Can Michigan make this work without oversigning? I think so. Brian covered part of the numbers outlook in his recent mailbag, noting two areas where scholarships should open up:

  • There are 4-6 current redshirt juniors who are candidates for unrenewed fifth years. They'll have spent four years in the program and will leave with degrees in hand.
  • There are a couple potential medical redshirts, not including the now known to the public effort to get Ondre Pipkins to agree to take one. Pipkins, a senior, wouldn't have affected the 2016 scholarship count regardless.

There's another huge factor: the impending depth chart crunch. Michigan is set to have seven scholarship quarterbacks on the roster in 2016; they'll also have seven scholarship running backs. That's 14 players for two starting positions (three if M goes RB-by-committee), and there's a good chance underclassmen pass an upperclassman or two. Depending upon how the depth chart shakes out, there could be 3-4 transfer candidates just from those two position groups. As the pecking order is established in fall camp and during the season, some players will look for playing time elsewhere.

In addition, I looked at Stanford's 2010 class for a reason. Any class that fills this many spots this early is likely to have attrition, and while Stanford's 2010 class had an unusual number of decommitments even for Harbaugh, it'd surprise me more if Michigan held onto every current commit than if they lost at least a couple. David Reese is looking at Louisville and Notre Dame. Dele' Harding camped at West Virginia recently. In-class attrition should be expected.

For those looking at the number of highly ranked targets on Michigan's board and wondering where those spots will come from, that should help provide an answer, as should this: always remember that fans tend to overestimate their team's chances of landing top-ranked commits. Is Michigan going to pull in some four-stars and perhaps even a five-star or two down the stretch? Yes. Are they going to add Rashan Gary, both Kellys, Dontavious Jackson, Terrance Davis, Ahmir Mitchell, and Nasier Upshur to round out the class? No. While Michigan is in very good shape with each of those prospects, anyone who's followed recruiting for a while knows that a class never wraps up so neatly, let alone so spectacularly—especially when dealing with so many out-of-region prospects.

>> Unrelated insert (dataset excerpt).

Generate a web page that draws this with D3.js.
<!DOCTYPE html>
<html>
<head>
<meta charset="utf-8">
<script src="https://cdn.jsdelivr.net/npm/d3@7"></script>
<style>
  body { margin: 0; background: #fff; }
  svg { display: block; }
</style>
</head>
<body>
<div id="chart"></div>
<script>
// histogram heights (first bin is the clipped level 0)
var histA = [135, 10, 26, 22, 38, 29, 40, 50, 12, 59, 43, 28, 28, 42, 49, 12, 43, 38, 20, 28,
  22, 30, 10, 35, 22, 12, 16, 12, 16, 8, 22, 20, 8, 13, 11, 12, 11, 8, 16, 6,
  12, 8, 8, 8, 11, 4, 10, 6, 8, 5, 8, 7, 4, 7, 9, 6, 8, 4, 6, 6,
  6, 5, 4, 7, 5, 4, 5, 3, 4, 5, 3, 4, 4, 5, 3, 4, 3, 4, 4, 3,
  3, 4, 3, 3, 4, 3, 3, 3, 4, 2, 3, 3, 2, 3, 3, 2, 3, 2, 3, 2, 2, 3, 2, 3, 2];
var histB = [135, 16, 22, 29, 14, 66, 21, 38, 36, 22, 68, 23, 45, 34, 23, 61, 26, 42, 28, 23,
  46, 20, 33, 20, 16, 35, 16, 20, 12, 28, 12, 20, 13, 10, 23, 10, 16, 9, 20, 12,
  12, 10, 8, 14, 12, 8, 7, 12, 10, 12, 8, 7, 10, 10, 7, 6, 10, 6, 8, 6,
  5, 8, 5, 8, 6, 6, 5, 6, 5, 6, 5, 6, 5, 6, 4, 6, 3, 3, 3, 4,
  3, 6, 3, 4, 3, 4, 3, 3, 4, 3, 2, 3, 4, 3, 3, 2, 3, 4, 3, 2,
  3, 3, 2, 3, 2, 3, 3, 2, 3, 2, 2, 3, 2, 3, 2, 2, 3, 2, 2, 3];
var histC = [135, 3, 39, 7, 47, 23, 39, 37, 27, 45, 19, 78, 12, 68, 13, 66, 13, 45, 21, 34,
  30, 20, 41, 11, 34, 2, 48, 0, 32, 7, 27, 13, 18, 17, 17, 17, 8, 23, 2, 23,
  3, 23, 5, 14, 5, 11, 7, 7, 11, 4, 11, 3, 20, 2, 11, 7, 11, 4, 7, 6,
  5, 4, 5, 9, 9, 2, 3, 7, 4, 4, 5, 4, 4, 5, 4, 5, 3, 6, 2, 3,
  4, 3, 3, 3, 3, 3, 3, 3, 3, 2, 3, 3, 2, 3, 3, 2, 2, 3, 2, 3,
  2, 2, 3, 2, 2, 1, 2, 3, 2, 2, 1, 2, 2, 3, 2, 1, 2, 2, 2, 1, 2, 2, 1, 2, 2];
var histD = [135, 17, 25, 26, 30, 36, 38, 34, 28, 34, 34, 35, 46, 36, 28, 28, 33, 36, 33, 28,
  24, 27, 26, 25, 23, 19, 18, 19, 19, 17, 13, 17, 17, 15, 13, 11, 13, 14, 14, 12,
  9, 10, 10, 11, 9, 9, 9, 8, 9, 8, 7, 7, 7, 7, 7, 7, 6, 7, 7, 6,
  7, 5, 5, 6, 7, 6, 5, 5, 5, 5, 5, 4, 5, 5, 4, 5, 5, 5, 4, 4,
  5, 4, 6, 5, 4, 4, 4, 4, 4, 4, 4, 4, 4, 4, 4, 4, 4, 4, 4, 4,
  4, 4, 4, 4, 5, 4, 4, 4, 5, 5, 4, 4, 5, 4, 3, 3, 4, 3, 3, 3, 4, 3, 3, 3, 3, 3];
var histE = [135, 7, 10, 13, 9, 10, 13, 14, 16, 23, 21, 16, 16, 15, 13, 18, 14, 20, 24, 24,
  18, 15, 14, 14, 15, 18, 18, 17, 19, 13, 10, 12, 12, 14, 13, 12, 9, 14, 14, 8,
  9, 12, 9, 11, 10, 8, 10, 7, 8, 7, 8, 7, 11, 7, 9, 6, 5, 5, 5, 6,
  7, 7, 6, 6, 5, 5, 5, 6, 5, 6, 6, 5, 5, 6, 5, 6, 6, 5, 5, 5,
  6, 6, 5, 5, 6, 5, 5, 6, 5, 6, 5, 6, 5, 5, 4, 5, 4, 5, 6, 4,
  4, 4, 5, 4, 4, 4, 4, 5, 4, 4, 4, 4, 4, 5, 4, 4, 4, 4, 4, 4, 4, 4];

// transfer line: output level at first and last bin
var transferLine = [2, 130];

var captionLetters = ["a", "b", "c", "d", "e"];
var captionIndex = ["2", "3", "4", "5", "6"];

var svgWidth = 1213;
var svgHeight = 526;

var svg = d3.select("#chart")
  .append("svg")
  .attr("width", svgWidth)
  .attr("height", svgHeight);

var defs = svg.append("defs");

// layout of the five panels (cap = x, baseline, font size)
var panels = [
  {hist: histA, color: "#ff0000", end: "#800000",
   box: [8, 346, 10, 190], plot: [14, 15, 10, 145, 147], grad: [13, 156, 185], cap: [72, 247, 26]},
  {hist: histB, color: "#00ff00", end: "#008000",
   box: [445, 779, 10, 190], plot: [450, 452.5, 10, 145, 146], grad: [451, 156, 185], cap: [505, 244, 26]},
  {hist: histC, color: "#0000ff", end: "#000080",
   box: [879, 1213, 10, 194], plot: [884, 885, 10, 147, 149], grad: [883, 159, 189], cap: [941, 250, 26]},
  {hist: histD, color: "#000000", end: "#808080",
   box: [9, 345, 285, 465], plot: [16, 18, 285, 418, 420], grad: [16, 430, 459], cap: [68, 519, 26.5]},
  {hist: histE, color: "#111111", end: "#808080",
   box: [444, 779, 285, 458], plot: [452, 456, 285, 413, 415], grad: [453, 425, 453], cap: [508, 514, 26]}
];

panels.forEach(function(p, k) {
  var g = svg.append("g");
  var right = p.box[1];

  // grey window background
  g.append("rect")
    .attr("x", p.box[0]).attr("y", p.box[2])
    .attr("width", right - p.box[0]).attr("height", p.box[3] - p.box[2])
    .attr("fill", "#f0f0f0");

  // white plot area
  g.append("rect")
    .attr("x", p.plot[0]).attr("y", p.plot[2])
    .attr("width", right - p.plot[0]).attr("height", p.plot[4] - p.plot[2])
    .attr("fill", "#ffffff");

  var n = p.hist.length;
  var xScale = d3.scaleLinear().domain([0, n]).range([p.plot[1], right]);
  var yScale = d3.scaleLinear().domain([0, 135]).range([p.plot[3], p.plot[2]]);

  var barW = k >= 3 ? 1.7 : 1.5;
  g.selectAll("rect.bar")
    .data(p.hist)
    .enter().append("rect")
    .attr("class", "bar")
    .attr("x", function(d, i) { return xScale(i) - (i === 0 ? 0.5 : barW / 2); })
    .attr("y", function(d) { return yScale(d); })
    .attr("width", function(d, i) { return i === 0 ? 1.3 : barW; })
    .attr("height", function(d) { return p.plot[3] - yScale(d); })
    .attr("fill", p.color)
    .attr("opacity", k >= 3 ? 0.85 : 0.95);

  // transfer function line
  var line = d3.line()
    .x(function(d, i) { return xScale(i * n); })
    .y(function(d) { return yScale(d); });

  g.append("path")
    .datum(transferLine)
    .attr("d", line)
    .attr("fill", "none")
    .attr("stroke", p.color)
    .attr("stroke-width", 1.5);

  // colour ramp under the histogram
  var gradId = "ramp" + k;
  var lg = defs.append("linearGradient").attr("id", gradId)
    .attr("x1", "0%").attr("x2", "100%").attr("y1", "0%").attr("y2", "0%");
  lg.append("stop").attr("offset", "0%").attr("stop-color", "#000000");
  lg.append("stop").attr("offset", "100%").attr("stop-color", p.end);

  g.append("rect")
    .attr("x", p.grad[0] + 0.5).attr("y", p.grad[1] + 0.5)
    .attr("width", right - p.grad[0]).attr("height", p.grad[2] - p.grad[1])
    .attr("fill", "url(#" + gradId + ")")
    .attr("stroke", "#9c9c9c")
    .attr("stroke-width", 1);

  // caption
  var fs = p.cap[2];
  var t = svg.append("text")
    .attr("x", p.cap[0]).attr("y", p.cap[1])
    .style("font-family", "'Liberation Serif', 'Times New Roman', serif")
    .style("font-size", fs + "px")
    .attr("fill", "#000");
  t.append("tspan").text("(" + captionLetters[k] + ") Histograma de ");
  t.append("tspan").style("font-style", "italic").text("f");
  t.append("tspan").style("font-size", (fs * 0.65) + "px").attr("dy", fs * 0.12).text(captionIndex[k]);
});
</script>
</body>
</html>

At this point, I'm not too concerned about the numbers. There's still an entire fall camp and football season to play before Signing Day, and Michigan is in their first year under a demanding coach with a markedly different style from his predecessor. If M has to "free up" a half-dozen scholarships in February, we have a problem; I don't anticipate this being a problem.